The following situations are considered problematic to varying degrees. To the extent possible, errors do not stop processing.

  • Unrecognized snippet tag (see earlier section for supported tags).

  • Text decoding error. By default, source files are assumed to be UTF-8. To change the encoding used, sent the environment variable SOURCE_ENCODING to utf16 or another encoding. Use the Python name, which you can find here:

    https://docs.python.org/3/library/codecs.html#standard-encodings

    Generally you'd do this in the action file, not in the bash script. Like:

    # goes under the `steps` key
    env:
        SOURCE_ENCODING: utf-16

If a file cannot be read, processing continues with the next file, if any.

  • snippet-start for a snippet file that has already been extracted, unless the source file has the same filename and contains exactly the same code. This behavior supports multiple examples that contain the same source code for an incorporated Lambda function or other asset, where that code contains snippets. The former situation is an error, the latter a warning.

  • snippet-end with no corresponding snippet-start or snippet-append in the same source file.

  • Missing snippet-end corresponding to a snippet-start or snippet-append.

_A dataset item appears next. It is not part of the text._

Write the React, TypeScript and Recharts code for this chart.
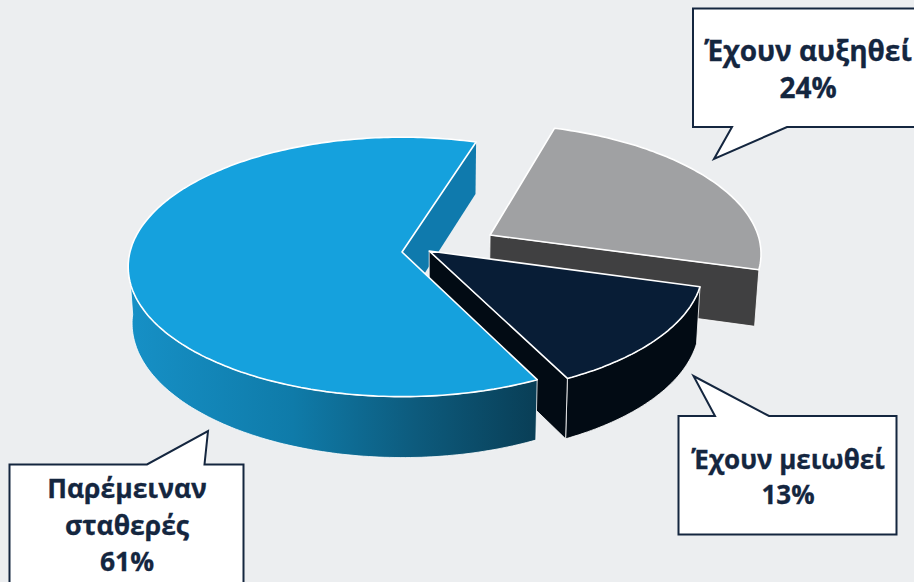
import { Pie, PieChart } from "recharts";

const CATEGORIES = ["Έχουν αυξηθεί", "Έχουν μειωθεί", "Παρέμειναν σταθερές"];
const VALUES = [24, 13, 61];

const TOP_COLORS = ["#A0A1A3", "#081D36", "#15A1DD"];
const WALL_COLORS = ["#404041", "#020B14", "url(#blueWall)"];
const BLUE_CUT = "#0F7AAD";
const INK = "#14263F";

// each slice is pulled out of the pie on the plane of the disc
const EXPLODE = [
  { x: 0.329, y: -0.135 },
  { x: 0.1, y: -0.008 },
  { x: 0, y: 0 },
];

const CX = 402;
const CY = 252;
const RADIUS = 272;
const TILT = 128; // vertical radius of the disc
const PERSPECTIVE = -0.115;

const data = CATEGORIES.map((name, i) => ({ name, value: VALUES[i] }));

type Pt = [number, number];

function project(u: number, v: number): Pt {
  const d = 1 + PERSPECTIVE * v;
  return [CX + (RADIUS * u) / d, CY + (TILT * v) / d];
}

// same point on the underside of the disc
function drop([x, y]: Pt): Pt {
  return [x + (430 - x) * 0.013, y + 52 + (y - 141) * 0.035];
}

function toPath(pts: Pt[]) {
  return "M" + pts.map((p) => `${p[0].toFixed(1)},${p[1].toFixed(1)}`).join("L") + "Z";
}

function SliceGeometry(props: any) {
  const { startAngle, endAngle, index } = props;
  const off = EXPLODE[index];
  const apex = project(off.x, off.y);
  const arc: Pt[] = [];
  const front: Pt[] = [];
  const steps = Math.ceil(Math.abs(endAngle - startAngle));
  for (let i = 0; i <= steps; i++) {
    const a = ((startAngle + ((endAngle - startAngle) * i) / steps) * Math.PI) / 180;
    const p = project(Math.cos(a) + off.x, -Math.sin(a) + off.y);
    arc.push(p);
    // only the near half of the rim shows a wall
    if (-Math.sin(a) > 0.05) front.push(p);
  }
  const last = arc[arc.length - 1];
  return {
    index,
    top: toPath([apex, ...arc]),
    wall: toPath([...front, ...front.map(drop).reverse()]),
    cut: toPath([apex, last, drop(last), drop(apex)]),
  };
}

// the cut face of the big slice sits behind the navy slice
function BackLayer(props: any) {
  const g = SliceGeometry(props);
  if (g.index !== 2) return <g />;
  return <path d={g.cut} fill={BLUE_CUT} />;
}

function FrontLayer(props: any) {
  const g = SliceGeometry(props);
  return (
    <g>
      {g.index === 2 && (
        <defs>
          <linearGradient id="blueWall" gradientUnits="userSpaceOnUse" x1="130" y1="0" x2="537" y2="0">
            <stop offset="0" stopColor="#1690C6" />
            <stop offset="0.4" stopColor="#0F7BA9" />
            <stop offset="0.7" stopColor="#0D5B7D" />
            <stop offset="1" stopColor="#093E56" />
          </linearGradient>
        </defs>
      )}
      {g.index !== 0 && <path d={g.wall} fill={WALL_COLORS[g.index]} stroke="#fff" strokeWidth={1} strokeOpacity={0.8} />}
      {g.index !== 2 && <path d={g.cut} fill={WALL_COLORS[g.index]} stroke="#fff" strokeWidth={1} strokeOpacity={0.8} />}
      <path d={g.top} fill={TOP_COLORS[g.index]} stroke="#fff" strokeWidth={1.6} strokeLinejoin="round" />
    </g>
  );
}

function Callout({ outline, lines, baselines, center, size }: any) {
  return (
    <g>
      <path d={outline} fill="#fff" stroke={INK} strokeWidth={2} strokeLinejoin="miter" />
      {lines.map((t: string, i: number) => (
        <text key={t} x={center} y={baselines[i]} textAnchor="middle" fontFamily="'Open Sans'" fontWeight={700} fontSize={size} fill={INK} stroke={INK} strokeWidth={0.3}>
          {t}
        </text>
      ))}
    </g>
  );
}

export default function App() {
  return (
    <div style={{ position: "fixed", left: 0, top: 0, width: 914, height: 582, background: "#ECEEF0", overflow: "hidden" }}>
      <PieChart width={914} height={582} margin={{ top: 0, right: 0, bottom: 0, left: 0 }}>
        <Pie
          data={data}
          dataKey="value"
          cx={CX}
          cy={CY}
          outerRadius={RADIUS}
          startAngle={72.4}
          endAngle={-287.6}
          stroke="none"
          isAnimationActive={false}
          shape={BackLayer}
        />
        <Pie
          data={data}
          dataKey="value"
          cx={CX}
          cy={CY}
          outerRadius={RADIUS}
          startAngle={72.4}
          endAngle={-287.6}
          stroke="none"
          isAnimationActive={false}
          shape={FrontLayer}
        />
      </PieChart>
      <svg width={914} height={582} style={{ position: "absolute", left: 0, top: 0 }}>
        <Callout
          outline="M693,8.5L930,8.5L930,127L787,127L714,159L732,127L693,127Z"
          lines={[CATEGORIES[0], `${VALUES[0]}%`]}
          baselines={[61, 98]}
          center={808}
          size={28}
        />
        <Callout
          outline="M678.5,416L715,416L693.5,376L769,416L896.5,416L896.5,534.5L678.5,534.5Z"
          lines={[CATEGORIES[1], `${VALUES[1]}%`]}
          baselines={[469, 504]}
          center={788}
          size={26}
        />
        <Callout
          outline="M9.5,464.5L147,464.5L208,431L204.5,464.5L243.5,464.5L243.5,600L9.5,600Z"
          lines={["Παρέμειναν", "σταθερές", `${VALUES[2]}%`]}
          baselines={[498, 535, 571]}
          center={127}
          size={26.5}
        />
      </svg>
    </div>
  );
}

  • snippet-append with no corresponding snippet-start in the same source file (you can't append to snippets created in a different source file since there's no guarantee the files will be processed in any particular order, or that all files will even be processed, leading to consistency issues).

  • snippet-echo outside of a snippet.

  • Insufficient whitespace at the beginning of a line to dedent it as required.

  • Any source file contains both a tag and a tab character (ASCII 9), as indenting by tab is not well-supported in documentation. This is a warning, and will not on its own stop extracted snippets from being checked in.

If there is at least one error, none of the extracted snippets will be checked in. Warnings do not prevent snippets from being checked in.

README-SNIPPETS.txt

This text file is copied into the snippets directory as README.txt and should provide information that users of the snippets should know.

Version history

  • v1.0.0 - Initial pull request against the CDK Examples repo.
  • v1.1.0 - Test against SDK team's examples repo and fix the problems found. Continue processing after errors instead of stopping at the first. Generate report of files with issues. Generate index of files containing each snippet. Other fixes and tweaks.
  • v1.2.0 - Allow log, issue report, and index to be selectively enabled. Don't try to call non-method attributes to handle snippet tags.